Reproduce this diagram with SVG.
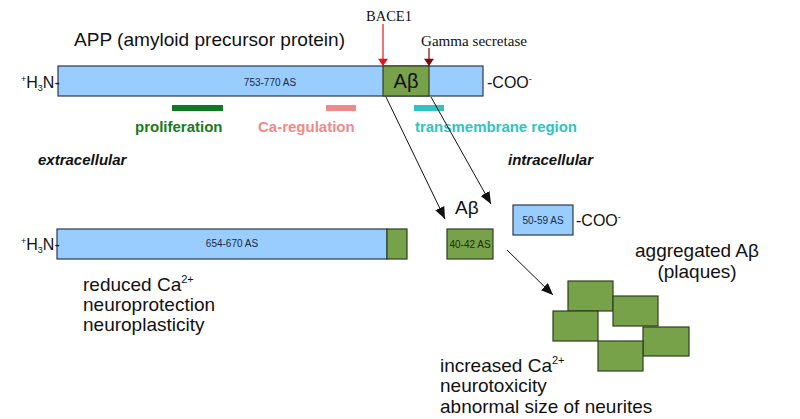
<svg xmlns="http://www.w3.org/2000/svg" width="800" height="419" viewBox="0 0 800 419">
<defs>
<style>
text{font-family:"Liberation Sans",Arial,sans-serif;fill:#111}
.serif{font-family:"Liberation Serif","Times New Roman",serif}
.big{font-size:19px}
.small{font-size:10px;fill:#1a2a44}
.lab{font-size:15px;font-weight:bold}
.bi{font-size:15px;font-weight:bold;font-style:italic}
.blue{fill:#99ccff;stroke:#2a3a4a;stroke-width:1.2}
.green{fill:#77a24a;stroke:#2f3f1f;stroke-width:1.2}
.conn{stroke:#111;stroke-width:1;fill:none}
</style>
<marker id="ab" viewBox="0 0 12 10" refX="12" refY="5" markerWidth="12" markerHeight="10" markerUnits="userSpaceOnUse" orient="auto"><path d="M0,0 L12,5 L0,10 z" fill="#111"/></marker>
<marker id="ar" viewBox="0 0 10 14" refX="10" refY="7" markerWidth="14" markerHeight="10" markerUnits="userSpaceOnUse" orient="auto"><path d="M0,0 L10,7 L0,14 z" fill="#e8141a"/></marker>
<marker id="adr" viewBox="0 0 10 14" refX="10" refY="7" markerWidth="14" markerHeight="10" markerUnits="userSpaceOnUse" orient="auto"><path d="M0,0 L10,7 L0,14 z" fill="#7a0a0a"/></marker>
</defs>
<rect width="800" height="419" fill="#fff"/>

<text class="big" x="74" y="46" textLength="271" lengthAdjust="spacingAndGlyphs">APP (amyloid precursor protein)</text>

<g id="app">
<rect class="blue" x="58" y="66" width="425" height="30"/>
<rect class="green" x="383" y="66" width="46" height="30"/>
<text class="small" x="270" y="86" text-anchor="middle">753-770 AS</text>
<text x="406" y="88" font-size="20" text-anchor="middle">Aβ</text>
<text x="21" y="88" font-size="16"><tspan font-size="9" dy="-6">+</tspan><tspan dy="6">H</tspan><tspan font-size="9" dy="3">3</tspan><tspan dy="-3">N-</tspan></text>
<text x="487" y="88" font-size="16">-COO<tspan font-size="9" dy="-6">-</tspan></text>
</g>

<g id="bace1">
<text class="serif" x="366" y="21" font-size="14.5">BACE1</text>
</g>
<g id="gamma">
<text class="serif" x="421" y="46" font-size="14.5" textLength="106" lengthAdjust="spacingAndGlyphs">Gamma secretase</text>
</g>

<g id="regions">
<rect x="172" y="105" width="51" height="6" fill="#0f7a1f"/>
<rect x="326" y="105" width="30" height="6" fill="#f08a8a"/>
<rect x="414" y="105" width="30" height="6" fill="#2ec4c4"/>
<text class="lab" x="135" y="132" fill="#1a7a22" style="fill:#1a7a22">proliferation</text>
<text class="lab" x="258" y="132" style="fill:#f08a8a">Ca-regulation</text>
<text class="lab" x="415" y="132" style="fill:#2ec4c4" textLength="162" lengthAdjust="spacingAndGlyphs">transmembrane region</text>
</g>

<text class="bi" x="38" y="165">extracellular</text>
<text class="bi" x="508" y="165">intracellular</text>

<g id="sapp">
<rect class="blue" x="57" y="229" width="330" height="30"/>
<rect class="green" x="387" y="229" width="20" height="30"/>
<text class="small" x="232" y="247" text-anchor="middle">654-670 AS</text>
<text x="21" y="250" font-size="16"><tspan font-size="9" dy="-6">+</tspan><tspan dy="6">H</tspan><tspan font-size="9" dy="3">3</tspan><tspan dy="-3">N-</tspan></text>
</g>

<g id="abeta">
<text class="big" x="455" y="214">Aβ</text>
<rect class="green" x="447" y="229" width="46" height="30"/>
<text class="small" x="470" y="248" text-anchor="middle" style="fill:#1f2a10">40-42 AS</text>
</g>

<g id="aicd">
<rect class="blue" x="513" y="205" width="60" height="30"/>
<text class="small" x="543" y="224" text-anchor="middle">50-59 AS</text>
<text x="576" y="226" font-size="16">-COO<tspan font-size="9" dy="-6">-</tspan></text>
</g>

<g id="plaques">
<rect class="green" x="568" y="281" width="45" height="30"/>
<rect class="green" x="613" y="296" width="45" height="30"/>
<rect class="green" x="553" y="311" width="45" height="30"/>
<rect class="green" x="643" y="327" width="46" height="29"/>
<rect class="green" x="598" y="341" width="45" height="30"/>
<text class="big" x="697" y="257" text-anchor="middle">aggregated Aβ</text>
<text class="big" x="697" y="278" text-anchor="middle">(plaques)</text>
</g>

<g id="effects-low">
<text class="big" x="83" y="291">reduced Ca<tspan font-size="11" dy="-8">2+</tspan></text>
<text class="big" x="83" y="311">neuroprotection</text>
<text class="big" x="83" y="331">neuroplasticity</text>
</g>

<g id="effects-high">
<text class="big" x="440" y="372">increased Ca<tspan font-size="11" dy="-8">2+</tspan></text>
<text class="big" x="440" y="392">neurotoxicity</text>
<text class="big" x="440" y="413">abnormal size of neurites</text>
</g>

<g id="connectors">
<line x1="383" y1="24" x2="383" y2="66" stroke="#e8141a" stroke-width="1.2" marker-end="url(#ar)"/>
<line x1="429" y1="48" x2="429" y2="66" stroke="#7a0a0a" stroke-width="1.2" marker-end="url(#adr)"/>
<line class="conn" x1="386" y1="97" x2="445" y2="219" marker-end="url(#ab)"/>
<line class="conn" x1="431" y1="97" x2="491" y2="204" marker-end="url(#ab)"/>
<line class="conn" x1="507" y1="250" x2="553" y2="295" marker-end="url(#ab)"/>
</g>
</svg>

★ ★ ★

Exercise instructions: Restate each line from the start of the listing through the line bearing "(amyloid precursor protein)</text>" word for word. Drop the pictures.

Result:
Reproduce this diagram with SVG.
<svg xmlns="http://www.w3.org/2000/svg" width="800" height="419" viewBox="0 0 800 419">
<defs>
<style>
text{font-family:"Liberation Sans",Arial,sans-serif;fill:#111}
.serif{font-family:"Liberation Serif","Times New Roman",serif}
.big{font-size:19px}
.small{font-size:10px;fill:#1a2a44}
.lab{font-size:15px;font-weight:bold}
.bi{font-size:15px;font-weight:bold;font-style:italic}
.blue{fill:#99ccff;stroke:#2a3a4a;stroke-width:1.2}
.green{fill:#77a24a;stroke:#2f3f1f;stroke-width:1.2}
.conn{stroke:#111;stroke-width:1;fill:none}
</style>
<marker id="ab" viewBox="0 0 12 10" refX="12" refY="5" markerWidth="12" markerHeight="10" markerUnits="userSpaceOnUse" orient="auto"><path d="M0,0 L12,5 L0,10 z" fill="#111"/></marker>
<marker id="ar" viewBox="0 0 10 14" refX="10" refY="7" markerWidth="14" markerHeight="10" markerUnits="userSpaceOnUse" orient="auto"><path d="M0,0 L10,7 L0,14 z" fill="#e8141a"/></marker>
<marker id="adr" viewBox="0 0 10 14" refX="10" refY="7" markerWidth="14" markerHeight="10" markerUnits="userSpaceOnUse" orient="auto"><path d="M0,0 L10,7 L0,14 z" fill="#7a0a0a"/></marker>
</defs>
<rect width="800" height="419" fill="#fff"/>

<text class="big" x="74" y="46" textLength="271" lengthAdjust="spacingAndGlyphs">APP (amyloid precursor protein)</text>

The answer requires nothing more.